* [Work to be completed] All the data must come back unchanged, except that pictures are left out.

[start of Dataset excerpt]

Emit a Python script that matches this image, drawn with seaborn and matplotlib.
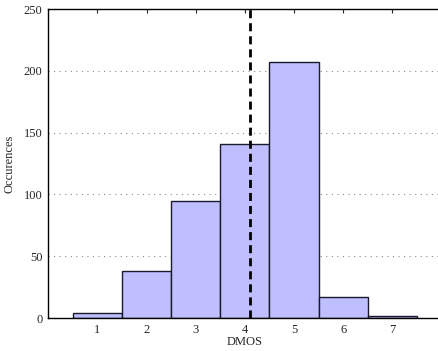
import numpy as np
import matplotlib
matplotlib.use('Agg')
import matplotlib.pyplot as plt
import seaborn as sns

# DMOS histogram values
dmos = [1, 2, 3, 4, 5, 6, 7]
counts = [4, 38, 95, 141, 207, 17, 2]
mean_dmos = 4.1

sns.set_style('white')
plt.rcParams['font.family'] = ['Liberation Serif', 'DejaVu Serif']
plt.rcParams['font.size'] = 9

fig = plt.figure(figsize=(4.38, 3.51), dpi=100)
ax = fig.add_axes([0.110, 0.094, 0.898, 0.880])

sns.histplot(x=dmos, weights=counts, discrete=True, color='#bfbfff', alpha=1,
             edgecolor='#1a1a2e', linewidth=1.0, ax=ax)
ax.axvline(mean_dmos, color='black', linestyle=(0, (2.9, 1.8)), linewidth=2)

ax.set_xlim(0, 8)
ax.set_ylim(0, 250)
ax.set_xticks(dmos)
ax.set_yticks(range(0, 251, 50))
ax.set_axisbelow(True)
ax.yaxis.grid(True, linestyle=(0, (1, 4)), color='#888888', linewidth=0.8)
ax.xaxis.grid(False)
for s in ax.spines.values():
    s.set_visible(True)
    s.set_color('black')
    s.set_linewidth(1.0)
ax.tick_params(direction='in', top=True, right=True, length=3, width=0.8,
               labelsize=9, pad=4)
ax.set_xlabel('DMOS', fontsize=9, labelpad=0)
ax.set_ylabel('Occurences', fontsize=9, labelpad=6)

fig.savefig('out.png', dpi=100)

[end of Dataset excerpt]

* [Output]
Emit a Python script that matches this image, drawn with seaborn and matplotlib.
import numpy as np
import matplotlib
matplotlib.use('Agg')
import matplotlib.pyplot as plt
import seaborn as sns

# DMOS histogram values
dmos = [1, 2, 3, 4, 5, 6, 7]
counts = [4, 38, 95, 141, 207, 17, 2]
mean_dmos = 4.1

sns.set_style('white')
plt.rcParams['font.family'] = ['Liberation Serif', 'DejaVu Serif']
plt.rcParams['font.size'] = 9

fig = plt.figure(figsize=(4.38, 3.51), dpi=100)
ax = fig.add_axes([0.110, 0.094, 0.898, 0.880])

sns.histplot(x=dmos, weights=counts, discrete=True, color='#bfbfff', alpha=1,
             edgecolor='#1a1a2e', linewidth=1.0, ax=ax)
ax.axvline(mean_dmos, color='black', linestyle=(0, (2.9, 1.8)), linewidth=2)

ax.set_xlim(0, 8)
ax.set_ylim(0, 250)
ax.set_xticks(dmos)
ax.set_yticks(range(0, 251, 50))
ax.set_axisbelow(True)
ax.yaxis.grid(True, linestyle=(0, (1, 4)), color='#888888', linewidth=0.8)
ax.xaxis.grid(False)
for s in ax.spines.values():
    s.set_visible(True)
    s.set_color('black')
    s.set_linewidth(1.0)
ax.tick_params(direction='in', top=True, right=True, length=3, width=0.8,
               labelsize=9, pad=4)
ax.set_xlabel('DMOS', fontsize=9, labelpad=0)
ax.set_ylabel('Occurences', fontsize=9, labelpad=6)

fig.savefig('out.png', dpi=100)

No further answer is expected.